Successful Entrepreneurs Use These 5 Strategies To Bounce Back From Failure

Learn success by studying success.  And by studying success, you’ll see that to achieve it, you will absolutely fail many, many times.  It’s our relationship with failure that will determine our life trajectory.  If you associate failure with learning and growth, you can take your next steps without fear and with renewed spirit.  Read about the lives of famous business people and surround yourself with like-minded peers to swap stories of wins and losses…

Successful Entrepreneurs Use These 5 Strategies To Bounce Back From Failure


Henry Ford had his do-or-die moment in 1908. Dubbed “Crazy Henry” when he built his first car a decade earlier, Ford now had a crazier dream: He wanted to create a car for the masses.

He picked a small room in his factory and stuffed it with designers, milling machines, and drill presses. Ford sat in his mother’s “lucky” rocking chair. His competitors were thrilled. “How soon will Ford blow up?” they asked.

Finally, investors gathered for the unveiling. Workers hoisted the engine 50 feet in the air and began lowering it into the chassis. But as it descended, the engine started spinning faster and faster until it broke free of the ropes and smashed to the ground.

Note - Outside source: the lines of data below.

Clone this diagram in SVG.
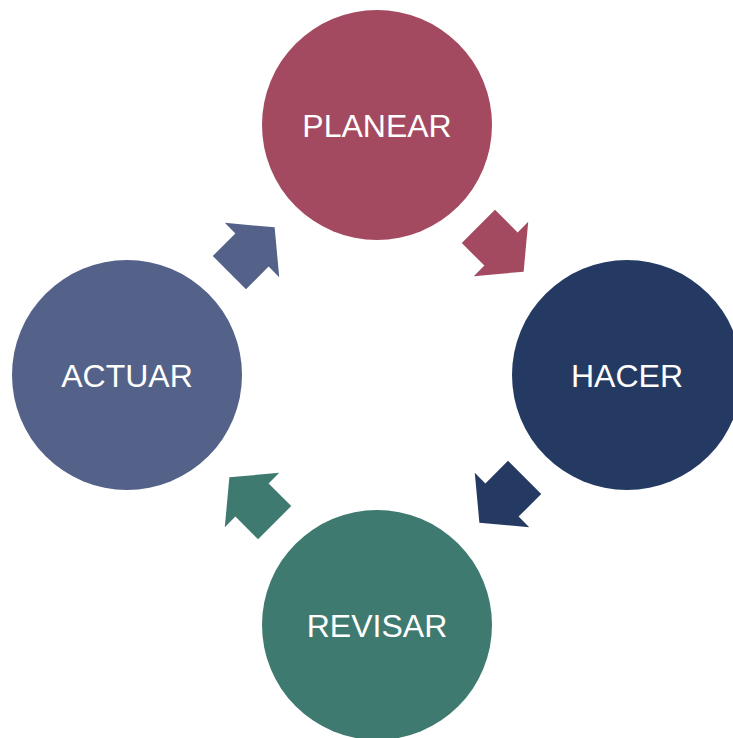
<svg xmlns="http://www.w3.org/2000/svg" width="733" height="738" viewBox="0 0 733 738">
<style>
.lbl{font-family:"Liberation Sans",Arial,sans-serif;font-size:32px;fill:#ffffff;text-anchor:middle}
</style>
<defs>
<path id="arr" d="M -32,-23.5 L 0,-23.5 L 0,-38.5 L 32,0 L 0,38.5 L 0,23.5 L -32,23.5 Z"/>
</defs>
<rect width="733" height="738" fill="#ffffff"/>
<g id="connectors">
<use href="#arr" fill="#A44A60" transform="translate(501,249) rotate(45)"/>
<use href="#arr" fill="#253A62" transform="translate(502,500) rotate(135)"/>
<use href="#arr" fill="#3F7A70" transform="translate(252,500) rotate(-135)"/>
<use href="#arr" fill="#546189" transform="translate(252,250) rotate(-45)"/>
</g>
<g id="planear">
<circle cx="377" cy="125" r="115" fill="#A44A60"/>
<text class="lbl" x="377" y="137">PLANEAR</text>
</g>
<g id="hacer">
<circle cx="627" cy="375" r="115" fill="#253A62"/>
<text class="lbl" x="627" y="387">HACER</text>
</g>
<g id="revisar">
<circle cx="377" cy="625" r="115" fill="#3F7A70"/>
<text class="lbl" x="377" y="637">REVISAR</text>
</g>
<g id="actuar">
<circle cx="127" cy="375" r="115" fill="#546189"/>
<text class="lbl" x="127" y="387">ACTUAR</text>
</g>
</svg>
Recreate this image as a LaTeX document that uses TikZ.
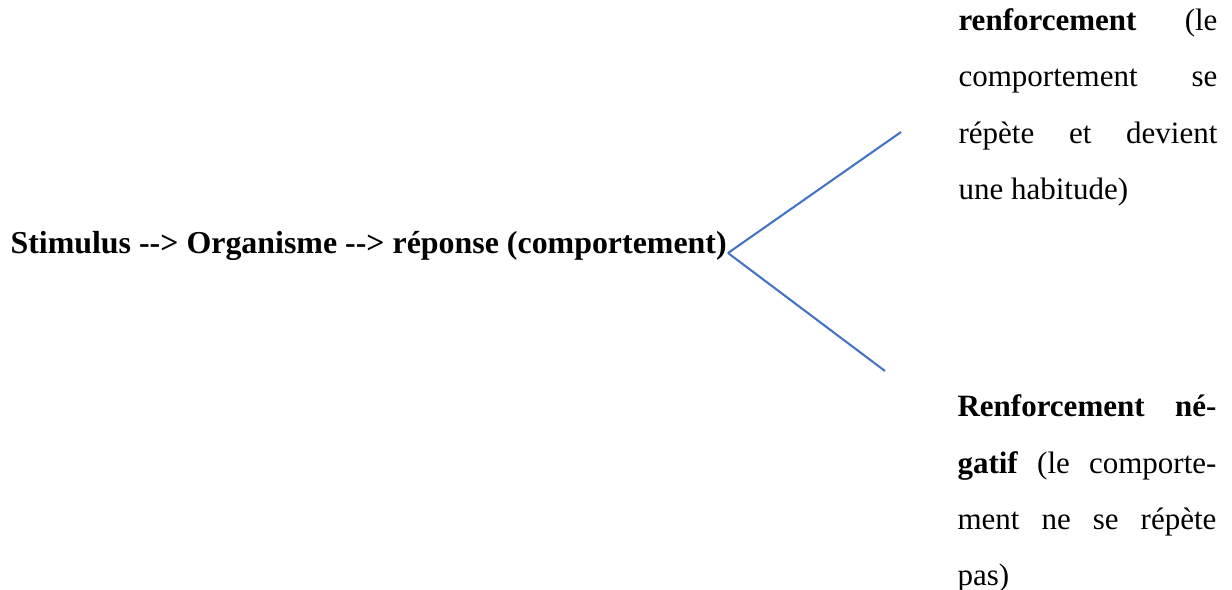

This was Ford’s test: Go big or go home?

He quietly stepped forward and announced he would personally build a replacement. Six months later the Model T made its debut. It would sell 15 million cars over the next 20 years.

Every entrepreneur I know has faced one of these “engine-of-the-floor” moments — a critical juncture that determines whether your idea goes huge or falls flat. I’ve mentored 1,000 entrepreneurs who now generate over $7 billion in annual revenue. And I’ve noticed a pattern: Lots of leaders keep making the same mistakes over and over again.

But solutions exist. I keep a running tally on a whiteboard in my office. The next time you drop an engine, perhaps one of these might help you pick it up and move on.

1. Close doors.

Two entrepreneurs were in my office. Their social media company was taking off, with great clients and 70 employees. But they were stressed. I asked if anything else was contributing. “Well, we still own a radio station.” I grabbed my whiteboard. “You guys need to close doors,” I said.

In the early stage of building a dream, a little feet-dragging is understandable. Sara Blakely kept selling fax machines while she sold her first Spanx. But eventually you need to commit.

Bette Graham kept working as a secretary after inventing Liquid Paper, but the company didn’t take off until she quit. Phil Knight did other people’s taxes for years, but Nike didn’t soar until he gave up his accountant job.

When we’re young, we’re often told to keep as many doors open as possible. But for an entrepreneur seeking to go big, the better path forward is to close doors.

2. Fire your mother-in-law.

A few years ago I analyzed my best- and worst-performing entrepreneurs. Three-quarters launched their business with a partner, usually friends or family. Things start off swimmingly. “We practically finish each other’s sentences!” Then, one partner wants to expand while the other doesn’t; or one lacks the skills to scale. Yet they have no way to handle these disputes.

Half the entrepreneurs in the bottom quartile shared one thing: They lacked a shareholder agreement. My advice: Get a startup prenup.

Since, in many companies, it’s a founder’s sibling who’s in charge of sales and an in-law who controls finances, on my whiteboard I’m even more direct: Fire your mother-in-law.


From the sons of IKEA’s Ingvar Kamprad to the wives of Rupert Murdoch, families that work together often stop playing together. Gordon Ramsay split with his father-in-law and business partner, Chris Hutcheson, after discovering that he had been funneling money to a mistress and secret family for 30 years. Talk about a kitchen nightmare! It’s okay to love your partner, but make sure you know what to do if the love goes away.